Club-Specific Data Models

  • Clubs
  • ClubFriendlyMatches
  • ClubGroupMatches
  • ClubKnockoutMatches
  • ClubLeagueMatches
  • ClubMatchLineups
  • ClubMatchEvents
  • ClubGoals (read-only view)
  • ClubPenalties (read-only view)
  • ClubBookables (read-only view)
  • ClubSubstitutions (read-only view)
  • ClubPenaltyShootouts (read-only view)
  • ClubPenaltyShootoutOpeners

National Team-Specific Data Models

  • NationalFriendlyMatches
  • NationalGroupMatches
  • NationalKnockoutMatches
  • NationalMatchLineups
  • NationalMatchEvents
  • NationalGoals (read-only view)
  • NationalPenalties (read-only view)
  • NationalBookables (read-only view)
  • NationalSubstitutions (read-only view)
  • NationalPenaltyShootouts (read-only view)
  • NationalPenaltyShootoutOpeners

Enumerated Types

  • ActionType
  • ConfederationType
  • GroupRoundType
  • KnockoutRoundType
  • ModifierCategoryType
  • ModifierType
  • NameOrderType
  • PositionType
  • SurfaceType
  • WeatherConditionType

Validation Data

Marcotti-Events ships with data that is used to populate the remaining validation models that can't be converted to enumerated types. The data is in CSV and JSON formats.

Data File Data Model
countries.{csv,json} Countries
positions.{csv,json} Positions
surfaces.{csv,json} Surfaces
timezones.{csv,json} Timezones
modifiers.{csv,json} Modifiers

Testing

The test suite uses py.test and a PostgreSQL database. A blank database named test-marcotti-db must be created before the tests are run.

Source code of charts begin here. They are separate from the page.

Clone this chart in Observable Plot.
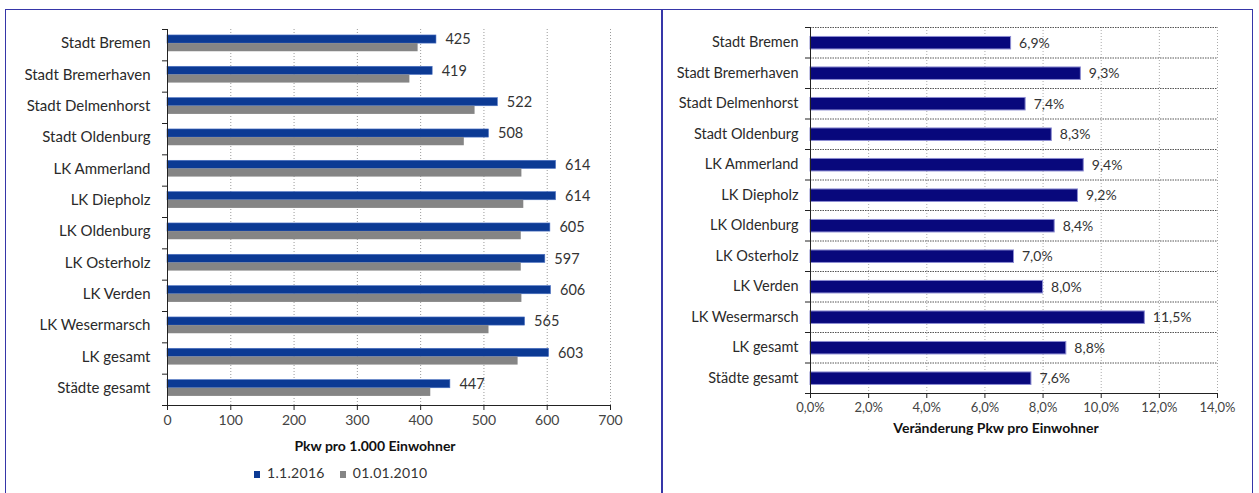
<!DOCTYPE html>
<html>
<head>
<meta charset="utf-8">
<script src="https://cdn.jsdelivr.net/npm/d3@7"></script>
<script src="https://cdn.jsdelivr.net/npm/@observablehq/plot@0.6"></script>
<style>
  html, body { margin: 0; padding: 0; background: #fff; }
  #wrap { position: relative; width: 1259px; height: 493px; overflow: hidden; font-family: Lato, sans-serif; color: #333; }
  #frame { position: absolute; left: 5px; top: 9px; width: 1248px; height: 500px; border: 1.5px solid #3636a8; box-sizing: border-box; }
  #divider { position: absolute; left: 661px; top: 9px; width: 1.5px; height: 490px; background: #3636a8; }
  #left { position: absolute; left: 0; top: 0; }
  #right { position: absolute; left: 662px; top: 0; }
  #legend { position: absolute; left: 254px; top: 464px; display: flex; gap: 15px; font-size: 14px; letter-spacing: 0.3px; color: #333; }
  #legend .item { display: flex; align-items: center; gap: 7px; }
  #legend .sw { width: 6px; height: 7px; display: inline-block; margin-top: 3px; }
</style>
</head>
<body>
<div id="wrap">
  <div id="frame"></div>
  <div id="divider"></div>
  <div id="left"></div>
  <div id="right"></div>
  <div id="legend"></div>
</div>
<script>
// ---- data ----
const regions = ["Stadt Bremen", "Stadt Bremerhaven", "Stadt Delmenhorst", "Stadt Oldenburg", "LK Ammerland", "LK Diepholz", "LK Oldenburg", "LK Osterholz", "LK Verden", "LK Wesermarsch", "LK gesamt", "Städte gesamt"];
const pkw2016 = [425, 419, 522, 508, 614, 614, 605, 597, 606, 565, 603, 447];
const pkw2010 = [396, 383, 486, 469, 560, 563, 559, 559, 560, 508, 554, 416];
const changePct = [6.9, 9.3, 7.4, 8.3, 9.4, 9.2, 8.4, 7.0, 8.0, 11.5, 8.8, 7.6];
const seriesNames = ["1.1.2016", "01.01.2010"];
const seriesColors = ["#0c3a94", "#858585"];
const leftTicks = [0, 100, 200, 300, 400, 500, 600, 700];
const rightTicks = [0, 2, 4, 6, 8, 10, 12, 14];
const leftTitle = "Pkw pro 1.000 Einwohner";
const rightTitle = "Veränderung Pkw pro Einwohner";

const rows = regions.map((name, i) => ({name, i, v2016: pkw2016[i], v2010: pkw2010[i], pct: changePct[i]}));
const bandEdges = d3.range(regions.length + 1);
const bandMids = d3.range(regions.length);
const nameOf = v => regions[Math.floor(v)] ?? "";

// ---- left chart ----
const left = Plot.plot({
  width: 660, height: 462,
  marginLeft: 167, marginRight: 50, marginTop: 29, marginBottom: 57,
  style: {fontFamily: "Lato, sans-serif", color: "#333", background: "transparent"},
  x: {domain: [0, 700]},
  y: {domain: [0, regions.length], reverse: true},
  marks: [
    Plot.ruleX(leftTicks.filter(d => d > 0), {stroke: "#9a9a9a", strokeDasharray: "1,2", strokeWidth: 1}),
    Plot.rect(rows, {x1: () => 0, x2: "v2016", y1: r => r.i + 0.19, y2: r => r.i + 0.45, fill: seriesColors[0], stroke: "#4f74c4", strokeWidth: 0.6}),
    Plot.rect(rows, {x1: () => 0, x2: "v2010", y1: r => r.i + 0.45, y2: r => r.i + 0.71, fill: seriesColors[1]}),
    Plot.text(rows, {x: "v2016", y: r => r.i + 0.32, text: r => String(r.v2016), dx: 9, textAnchor: "start", fontSize: 14.5, fill: "#333"}),
    Plot.ruleX([0], {stroke: "#222", strokeWidth: 1}),
    Plot.ruleY([regions.length], {stroke: "#222", strokeWidth: 1}),
    Plot.axisY(bandEdges, {tickSize: 5, tickFormat: () => "", label: null, stroke: "#222"}),
    Plot.axisY(bandMids.map(i => i + 0.45), {tickSize: 0, tickPadding: 17, tickFormat: nameOf, label: null, fontSize: 15, fill: "#2a2a2a"}),
    Plot.axisX(leftTicks, {tickSize: 5, tickPadding: 5, label: null, fontSize: 14, fill: "#444", stroke: "#222"}),
    Plot.text([leftTitle], {text: d => d, frameAnchor: "bottom", dy: 45, dx: -14, fontWeight: "bold", fontSize: 14, fill: "#111"})
  ]
});
document.getElementById("left").appendChild(left);

// ---- legend ----
const legend = d3.select("#legend");
seriesNames.forEach((s, k) => {
  const it = legend.append("div").attr("class", "item");
  it.append("span").attr("class", "sw").style("background", seriesColors[k]);
  it.append("span").text(s);
});

// ---- right chart ----
const fmtPct = d => d.toFixed(1).replace(".", ",") + "%";
const right = Plot.plot({
  width: 597, height: 445,
  marginLeft: 148, marginRight: 42, marginTop: 27, marginBottom: 52,
  style: {fontFamily: "Lato, sans-serif", color: "#333", background: "transparent"},
  x: {domain: [0, 14]},
  y: {domain: [0, regions.length], reverse: true},
  marks: [
    Plot.ruleX(rightTicks.filter(d => d > 0), {stroke: "#aaa", strokeDasharray: "1,2", strokeWidth: 1}),
    Plot.ruleY(bandEdges.slice(0, -1), {stroke: "#555", strokeDasharray: "1.5,1", strokeWidth: 1}),
    Plot.rect(rows, {x1: () => 0, x2: "pct", y1: r => r.i + 0.31, y2: r => r.i + 0.72, fill: "#08087c", stroke: "#8c8cd2", strokeWidth: 1}),
    Plot.text(rows, {x: "pct", y: r => r.i + 0.52, text: r => fmtPct(r.pct), dx: 8, textAnchor: "start", fontSize: 14, fill: "#333"}),
    Plot.ruleX([0], {stroke: "#222", strokeWidth: 1}),
    Plot.ruleY([regions.length], {stroke: "#222", strokeWidth: 1}),
    Plot.axisY(bandEdges, {tickSize: 5, tickFormat: () => "", label: null, stroke: "#222"}),
    Plot.axisY(bandMids.map(i => i + 0.5), {tickSize: 0, tickPadding: 12, tickFormat: nameOf, label: null, fontSize: 14.5, fill: "#2a2a2a"}),
    Plot.axisX(rightTicks, {tickSize: 5, tickPadding: 4, tickFormat: fmtPct, label: null, fontSize: 13, fill: "#444", stroke: "#222"}),
    Plot.text([rightTitle], {text: d => d, frameAnchor: "bottom", dy: 39, dx: -18, fontWeight: "bold", fontSize: 14, fill: "#111"})
  ]
});
document.getElementById("right").appendChild(right);
</script>
</body>
</html>
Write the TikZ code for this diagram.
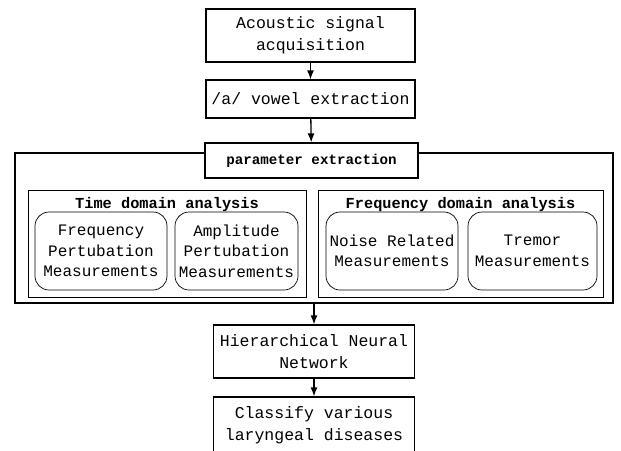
\documentclass[tikz,border=0pt]{standalone}
\usepackage{fontspec}
\setmainfont{Liberation Mono}
\usetikzlibrary{positioning,shapes,arrows,arrows.meta}

\begin{document}
\begin{tikzpicture}[x=1pt,y=-1pt,
										stepbox/.style={draw,line width=1.2pt,align=center,inner sep=0pt,font=\fontsize{16.5}{22}\selectfont},
										areabox/.style={draw,line width=0.7pt,inner sep=0pt},
										measbox/.style={draw,line width=0.7pt,rounded corners=14pt,align=center,inner sep=0pt,minimum height=78pt,font=\fontsize{16}{20.5}\selectfont},
										headtext/.style={font=\fontsize{15.3}{18}\selectfont\bfseries},
										flow/.style={-{Latex[length=9pt,width=7pt]},line width=1.3pt}
										]
	\useasboundingbox (0,0) rectangle (621,450);
	\node[stepbox,minimum width=209pt,minimum height=53pt] (acq) at (310.5,35.5) {Acoustic signal\\acquisition};
	\node[stepbox,minimum width=209pt,minimum height=38pt] (vowel) at (310.5,99) {/a/ vowel extraction};
	\node[stepbox,minimum width=598pt,minimum height=150pt] (outer) at (314,228) {};
	\node[stepbox,fill=white,minimum width=213pt,minimum height=35pt,font=\fontsize{14.2}{18}\selectfont\bfseries] (param) at (311.5,160.5) {parameter extraction};

	\node[areabox,minimum width=278pt,minimum height=107pt] (time) at (167,243.5) {};
	\node[areabox,minimum width=285pt,minimum height=107pt] (freq) at (460.5,243.5) {};
	\node[headtext] (timehead) at (167,205) {Time domain analysis};
	\node[headtext] (freqhead) at (460.5,205) {Frequency domain analysis};

	\node[measbox,minimum width=132pt] (fpm) at (101,251) {Frequency\\Pertubation\\Measurements};
	\node[measbox,minimum width=123pt] (apm) at (236.5,251) {Amplitude\\Pertubation\\Measurements};
	\node[measbox,minimum width=132pt] (nrm) at (392,251) {Noise Related\\Measurements};
	\node[measbox,minimum width=129pt] (trm) at (532.5,251) {Tremor\\Measurements};

	\node[stepbox,minimum width=201pt,minimum height=53pt] (hnn) at (314,351.5) {Hierarchical Neural\\Network};
	\node[stepbox,minimum width=201pt,minimum height=56pt] (cls) at (314,425) {Classify various\\laryngeal diseases};

	\path (acq) edge[flow] (vowel)
	(vowel) edge[flow] (param)
	(outer) edge[flow] (hnn)
	(hnn) edge[flow] (cls);

\end{tikzpicture}
\end{document}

Use the following command from the top-level directory of the repository to run the tests:

    $ py.test [--schema club|natl]

If the schema option is not passed, only the tests on common data models are run. The club parameter will run the common and club-specific models, while the natl parameter will run tests on the common and national-team-specific models.

The tests should work for other server-based RMDBSs such as MySQL or SQL Server. There may be issues with SQLite backends, but this hasn't been confirmed.

License

(c) 2015-2016 Soccermetrics Research, LLC. Created under MIT license. See LICENSE file for details.